2) ROV-based investigations are complemented by benthic lander technology. The latter is used for in situ flux measurements as well as for long term observations of benthic responses to large food falls and temporal variabilities of fluid discharge at an arctic mud volcano, respectively. A module concept allows to implement different payload modules onto the lander’s base frame.

3) Ice and bad weather conditions hamper shipborne oceanographic observations in arctic regions especially during the winter period. Oceanographic moorings provide a solution as they are able to record physical parameters throughout all seasons of the year. However, since the number of instruments is limited, observations can only be carried out at some distinct depth levels of the water column. To monitor temporal dynamics of descending water masses over the entire water column of the central Greenland Sea, a profiling CTD mooring has been developed. This “yo-yo” system monitors the water column of 4000 m once per day throughout a period of up to 400 days. The system complements oceanographic investigations annually conducted along 75°N and 79°N.

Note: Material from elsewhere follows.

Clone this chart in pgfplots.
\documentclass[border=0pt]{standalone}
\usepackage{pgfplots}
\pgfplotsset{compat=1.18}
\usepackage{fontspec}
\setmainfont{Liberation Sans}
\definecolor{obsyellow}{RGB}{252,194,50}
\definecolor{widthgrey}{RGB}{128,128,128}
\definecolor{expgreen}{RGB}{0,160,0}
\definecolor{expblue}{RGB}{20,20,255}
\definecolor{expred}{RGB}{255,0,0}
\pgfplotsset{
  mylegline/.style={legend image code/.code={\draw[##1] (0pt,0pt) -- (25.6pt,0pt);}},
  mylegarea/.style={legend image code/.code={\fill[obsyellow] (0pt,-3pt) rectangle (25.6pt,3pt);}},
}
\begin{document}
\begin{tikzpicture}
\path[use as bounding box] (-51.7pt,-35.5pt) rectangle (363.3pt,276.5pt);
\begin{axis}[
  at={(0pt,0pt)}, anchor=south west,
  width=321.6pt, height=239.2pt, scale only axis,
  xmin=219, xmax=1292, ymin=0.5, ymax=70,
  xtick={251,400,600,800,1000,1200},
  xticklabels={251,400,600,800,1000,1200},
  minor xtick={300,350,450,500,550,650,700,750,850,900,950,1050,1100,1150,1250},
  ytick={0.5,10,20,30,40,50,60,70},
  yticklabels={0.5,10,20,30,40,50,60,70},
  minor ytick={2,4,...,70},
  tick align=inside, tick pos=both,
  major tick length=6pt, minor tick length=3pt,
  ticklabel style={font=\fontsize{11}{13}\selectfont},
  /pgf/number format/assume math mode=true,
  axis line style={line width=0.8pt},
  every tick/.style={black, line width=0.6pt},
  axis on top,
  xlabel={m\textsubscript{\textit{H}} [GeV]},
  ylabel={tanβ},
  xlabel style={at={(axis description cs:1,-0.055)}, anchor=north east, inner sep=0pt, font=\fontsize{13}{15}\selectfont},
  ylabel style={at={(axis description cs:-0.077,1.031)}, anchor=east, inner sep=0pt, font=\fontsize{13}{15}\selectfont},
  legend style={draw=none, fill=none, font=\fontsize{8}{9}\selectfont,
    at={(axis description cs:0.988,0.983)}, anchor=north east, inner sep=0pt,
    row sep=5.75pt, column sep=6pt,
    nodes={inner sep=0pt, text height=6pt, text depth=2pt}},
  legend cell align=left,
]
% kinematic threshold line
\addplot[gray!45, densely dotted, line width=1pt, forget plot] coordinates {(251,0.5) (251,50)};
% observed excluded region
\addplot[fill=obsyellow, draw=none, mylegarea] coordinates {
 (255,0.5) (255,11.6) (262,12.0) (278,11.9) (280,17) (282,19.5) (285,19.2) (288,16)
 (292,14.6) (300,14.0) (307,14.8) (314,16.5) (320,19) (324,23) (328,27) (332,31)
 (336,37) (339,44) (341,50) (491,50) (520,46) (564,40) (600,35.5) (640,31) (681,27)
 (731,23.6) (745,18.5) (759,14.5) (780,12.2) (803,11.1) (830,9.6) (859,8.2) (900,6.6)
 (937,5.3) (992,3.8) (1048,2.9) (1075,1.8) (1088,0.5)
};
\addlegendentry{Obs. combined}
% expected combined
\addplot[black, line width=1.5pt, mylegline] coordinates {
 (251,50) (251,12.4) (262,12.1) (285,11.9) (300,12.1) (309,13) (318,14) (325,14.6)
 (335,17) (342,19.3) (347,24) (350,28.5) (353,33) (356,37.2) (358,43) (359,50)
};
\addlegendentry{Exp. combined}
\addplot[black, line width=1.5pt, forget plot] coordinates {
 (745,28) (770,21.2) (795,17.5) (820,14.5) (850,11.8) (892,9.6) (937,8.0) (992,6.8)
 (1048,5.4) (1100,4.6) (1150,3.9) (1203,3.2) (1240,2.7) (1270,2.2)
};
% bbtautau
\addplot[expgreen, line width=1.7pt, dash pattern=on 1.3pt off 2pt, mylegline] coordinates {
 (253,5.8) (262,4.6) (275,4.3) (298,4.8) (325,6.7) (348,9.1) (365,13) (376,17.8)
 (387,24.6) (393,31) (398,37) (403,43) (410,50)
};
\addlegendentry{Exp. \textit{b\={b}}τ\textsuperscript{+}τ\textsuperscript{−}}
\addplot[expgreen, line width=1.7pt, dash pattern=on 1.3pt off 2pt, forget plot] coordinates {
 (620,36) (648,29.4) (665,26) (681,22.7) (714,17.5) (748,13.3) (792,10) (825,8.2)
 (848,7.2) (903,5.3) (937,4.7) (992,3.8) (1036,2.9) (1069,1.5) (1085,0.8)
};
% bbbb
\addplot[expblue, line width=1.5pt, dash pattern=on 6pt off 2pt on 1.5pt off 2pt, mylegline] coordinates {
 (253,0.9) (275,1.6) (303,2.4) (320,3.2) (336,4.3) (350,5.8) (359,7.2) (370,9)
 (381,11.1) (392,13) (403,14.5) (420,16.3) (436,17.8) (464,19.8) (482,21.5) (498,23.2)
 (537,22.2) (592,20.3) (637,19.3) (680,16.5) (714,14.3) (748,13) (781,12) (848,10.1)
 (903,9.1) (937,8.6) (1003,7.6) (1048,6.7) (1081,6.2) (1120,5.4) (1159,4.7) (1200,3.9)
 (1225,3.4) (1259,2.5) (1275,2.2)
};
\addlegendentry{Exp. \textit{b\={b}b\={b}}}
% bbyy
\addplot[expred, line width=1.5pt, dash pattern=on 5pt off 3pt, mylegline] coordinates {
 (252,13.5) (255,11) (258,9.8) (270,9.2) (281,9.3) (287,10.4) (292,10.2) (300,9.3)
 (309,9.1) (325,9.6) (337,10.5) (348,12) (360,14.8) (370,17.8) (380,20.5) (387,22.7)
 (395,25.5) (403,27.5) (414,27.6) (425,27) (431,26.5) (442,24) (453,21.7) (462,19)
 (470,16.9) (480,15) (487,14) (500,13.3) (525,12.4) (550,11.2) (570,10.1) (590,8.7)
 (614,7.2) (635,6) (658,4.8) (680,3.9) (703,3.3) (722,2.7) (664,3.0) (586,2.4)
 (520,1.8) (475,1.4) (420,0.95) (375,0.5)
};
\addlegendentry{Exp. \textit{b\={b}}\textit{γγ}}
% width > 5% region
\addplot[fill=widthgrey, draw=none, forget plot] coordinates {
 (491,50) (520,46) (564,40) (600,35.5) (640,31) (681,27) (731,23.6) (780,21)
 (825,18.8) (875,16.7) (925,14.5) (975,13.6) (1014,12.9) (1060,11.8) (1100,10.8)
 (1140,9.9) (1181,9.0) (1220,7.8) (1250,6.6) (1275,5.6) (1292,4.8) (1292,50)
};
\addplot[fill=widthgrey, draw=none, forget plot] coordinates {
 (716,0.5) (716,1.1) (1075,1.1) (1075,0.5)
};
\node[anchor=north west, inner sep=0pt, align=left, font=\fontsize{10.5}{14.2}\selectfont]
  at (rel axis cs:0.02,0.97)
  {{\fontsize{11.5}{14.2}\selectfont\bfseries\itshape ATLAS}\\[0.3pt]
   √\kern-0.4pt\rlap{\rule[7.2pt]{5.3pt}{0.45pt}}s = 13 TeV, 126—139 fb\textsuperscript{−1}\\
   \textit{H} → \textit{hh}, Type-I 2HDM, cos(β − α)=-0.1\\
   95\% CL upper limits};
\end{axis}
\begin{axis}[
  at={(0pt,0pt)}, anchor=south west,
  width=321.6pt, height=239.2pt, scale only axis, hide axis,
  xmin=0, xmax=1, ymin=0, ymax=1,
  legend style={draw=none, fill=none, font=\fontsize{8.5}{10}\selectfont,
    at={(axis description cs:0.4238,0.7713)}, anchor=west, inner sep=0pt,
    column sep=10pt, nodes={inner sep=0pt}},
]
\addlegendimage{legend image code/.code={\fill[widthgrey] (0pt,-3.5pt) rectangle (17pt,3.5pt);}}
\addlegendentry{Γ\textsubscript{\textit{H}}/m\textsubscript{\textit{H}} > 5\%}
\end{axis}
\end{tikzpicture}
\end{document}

4) Evidences from submarine sonar measurements as well as from satellite observations suggest a considerable thinning and waning of the Arctic sea ice cover during the last decades. However, the limited time and space coverage of submarine sea-ice thickness data requires additional measurements which allow for more systematic thickness surveys. Therefore, we applied and operationalised electromagnetic (EM) induction sounding for ice thickness measurements. This geophysical technique, classically used on land to map ore or groundwater deposits, was implemented initially onto a sled towed over the ice. In a second step, the system was transferred into a helicopter-borne EM sensor ("EM-Bird"). First deployments in the Arctic yielded high resolution thickness data of good quality. With the EM-Bird, we will now be able to perform systematic large-scale studies of the ice thickness distribution, improving our ability to better judge observations and predictions of possible climate changes.